What is expected: Copy all lines below exactly as written. Leave pictures out.

Data provided:

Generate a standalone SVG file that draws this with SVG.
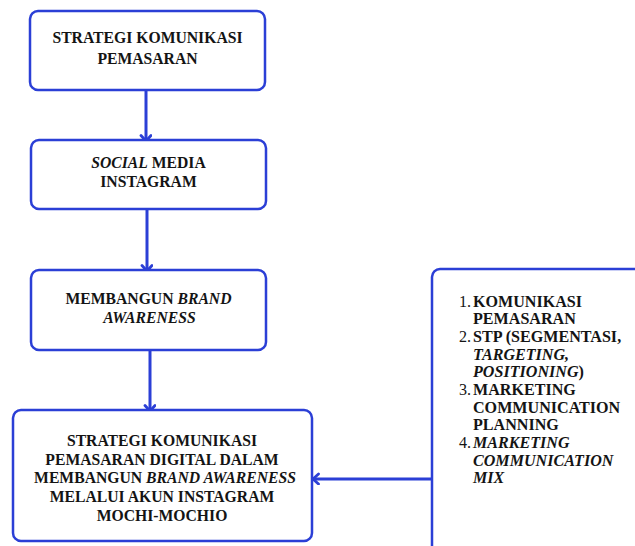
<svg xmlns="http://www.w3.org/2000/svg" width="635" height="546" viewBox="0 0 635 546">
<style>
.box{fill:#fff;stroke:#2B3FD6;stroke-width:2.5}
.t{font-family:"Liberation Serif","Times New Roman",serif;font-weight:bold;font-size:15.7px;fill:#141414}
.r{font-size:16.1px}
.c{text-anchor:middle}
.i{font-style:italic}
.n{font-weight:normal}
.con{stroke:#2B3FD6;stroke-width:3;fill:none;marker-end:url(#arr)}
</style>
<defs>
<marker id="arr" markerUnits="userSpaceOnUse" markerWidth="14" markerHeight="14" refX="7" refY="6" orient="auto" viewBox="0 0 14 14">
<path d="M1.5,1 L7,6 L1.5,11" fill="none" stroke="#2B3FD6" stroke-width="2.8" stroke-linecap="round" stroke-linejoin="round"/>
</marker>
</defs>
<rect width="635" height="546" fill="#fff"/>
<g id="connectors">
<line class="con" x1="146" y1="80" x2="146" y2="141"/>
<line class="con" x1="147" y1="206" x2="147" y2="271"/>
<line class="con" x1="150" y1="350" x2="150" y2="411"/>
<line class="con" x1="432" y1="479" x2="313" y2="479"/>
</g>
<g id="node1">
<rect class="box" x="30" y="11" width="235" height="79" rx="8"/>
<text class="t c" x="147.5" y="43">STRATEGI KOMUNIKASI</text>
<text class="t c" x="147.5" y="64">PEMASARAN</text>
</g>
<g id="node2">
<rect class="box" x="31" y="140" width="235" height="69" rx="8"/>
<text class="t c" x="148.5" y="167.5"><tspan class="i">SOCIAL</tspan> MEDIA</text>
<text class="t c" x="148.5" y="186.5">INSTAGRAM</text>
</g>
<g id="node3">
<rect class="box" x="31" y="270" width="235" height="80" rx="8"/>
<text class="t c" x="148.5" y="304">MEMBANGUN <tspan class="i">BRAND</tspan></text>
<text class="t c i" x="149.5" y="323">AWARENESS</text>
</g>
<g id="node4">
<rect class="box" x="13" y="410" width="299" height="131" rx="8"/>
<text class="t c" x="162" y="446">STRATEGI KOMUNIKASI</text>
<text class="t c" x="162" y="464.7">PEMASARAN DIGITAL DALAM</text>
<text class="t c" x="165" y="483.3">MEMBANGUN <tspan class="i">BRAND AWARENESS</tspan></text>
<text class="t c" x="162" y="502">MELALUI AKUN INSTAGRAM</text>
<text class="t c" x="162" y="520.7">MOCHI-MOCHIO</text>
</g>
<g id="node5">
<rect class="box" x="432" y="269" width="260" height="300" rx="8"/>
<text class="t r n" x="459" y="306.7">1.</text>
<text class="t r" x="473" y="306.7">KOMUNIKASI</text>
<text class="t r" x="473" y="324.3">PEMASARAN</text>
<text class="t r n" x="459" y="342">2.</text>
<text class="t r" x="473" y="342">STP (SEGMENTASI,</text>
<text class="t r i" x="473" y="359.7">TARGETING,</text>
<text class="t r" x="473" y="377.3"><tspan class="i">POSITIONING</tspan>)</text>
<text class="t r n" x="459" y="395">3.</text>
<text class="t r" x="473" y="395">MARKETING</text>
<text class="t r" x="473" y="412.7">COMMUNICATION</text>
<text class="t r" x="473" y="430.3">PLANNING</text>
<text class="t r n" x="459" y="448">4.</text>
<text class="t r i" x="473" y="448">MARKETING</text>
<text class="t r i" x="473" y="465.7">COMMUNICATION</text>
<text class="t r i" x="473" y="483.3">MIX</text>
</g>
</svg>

Correct output:
Generate a standalone SVG file that draws this with SVG.
<svg xmlns="http://www.w3.org/2000/svg" width="635" height="546" viewBox="0 0 635 546">
<style>
.box{fill:#fff;stroke:#2B3FD6;stroke-width:2.5}
.t{font-family:"Liberation Serif","Times New Roman",serif;font-weight:bold;font-size:15.7px;fill:#141414}
.r{font-size:16.1px}
.c{text-anchor:middle}
.i{font-style:italic}
.n{font-weight:normal}
.con{stroke:#2B3FD6;stroke-width:3;fill:none;marker-end:url(#arr)}
</style>
<defs>
<marker id="arr" markerUnits="userSpaceOnUse" markerWidth="14" markerHeight="14" refX="7" refY="6" orient="auto" viewBox="0 0 14 14">
<path d="M1.5,1 L7,6 L1.5,11" fill="none" stroke="#2B3FD6" stroke-width="2.8" stroke-linecap="round" stroke-linejoin="round"/>
</marker>
</defs>
<rect width="635" height="546" fill="#fff"/>
<g id="connectors">
<line class="con" x1="146" y1="80" x2="146" y2="141"/>
<line class="con" x1="147" y1="206" x2="147" y2="271"/>
<line class="con" x1="150" y1="350" x2="150" y2="411"/>
<line class="con" x1="432" y1="479" x2="313" y2="479"/>
</g>
<g id="node1">
<rect class="box" x="30" y="11" width="235" height="79" rx="8"/>
<text class="t c" x="147.5" y="43">STRATEGI KOMUNIKASI</text>
<text class="t c" x="147.5" y="64">PEMASARAN</text>
</g>
<g id="node2">
<rect class="box" x="31" y="140" width="235" height="69" rx="8"/>
<text class="t c" x="148.5" y="167.5"><tspan class="i">SOCIAL</tspan> MEDIA</text>
<text class="t c" x="148.5" y="186.5">INSTAGRAM</text>
</g>
<g id="node3">
<rect class="box" x="31" y="270" width="235" height="80" rx="8"/>
<text class="t c" x="148.5" y="304">MEMBANGUN <tspan class="i">BRAND</tspan></text>
<text class="t c i" x="149.5" y="323">AWARENESS</text>
</g>
<g id="node4">
<rect class="box" x="13" y="410" width="299" height="131" rx="8"/>
<text class="t c" x="162" y="446">STRATEGI KOMUNIKASI</text>
<text class="t c" x="162" y="464.7">PEMASARAN DIGITAL DALAM</text>
<text class="t c" x="165" y="483.3">MEMBANGUN <tspan class="i">BRAND AWARENESS</tspan></text>
<text class="t c" x="162" y="502">MELALUI AKUN INSTAGRAM</text>
<text class="t c" x="162" y="520.7">MOCHI-MOCHIO</text>
</g>
<g id="node5">
<rect class="box" x="432" y="269" width="260" height="300" rx="8"/>
<text class="t r n" x="459" y="306.7">1.</text>
<text class="t r" x="473" y="306.7">KOMUNIKASI</text>
<text class="t r" x="473" y="324.3">PEMASARAN</text>
<text class="t r n" x="459" y="342">2.</text>
<text class="t r" x="473" y="342">STP (SEGMENTASI,</text>
<text class="t r i" x="473" y="359.7">TARGETING,</text>
<text class="t r" x="473" y="377.3"><tspan class="i">POSITIONING</tspan>)</text>
<text class="t r n" x="459" y="395">3.</text>
<text class="t r" x="473" y="395">MARKETING</text>
<text class="t r" x="473" y="412.7">COMMUNICATION</text>
<text class="t r" x="473" y="430.3">PLANNING</text>
<text class="t r n" x="459" y="448">4.</text>
<text class="t r i" x="473" y="448">MARKETING</text>
<text class="t r i" x="473" y="465.7">COMMUNICATION</text>
<text class="t r i" x="473" y="483.3">MIX</text>
</g>
</svg>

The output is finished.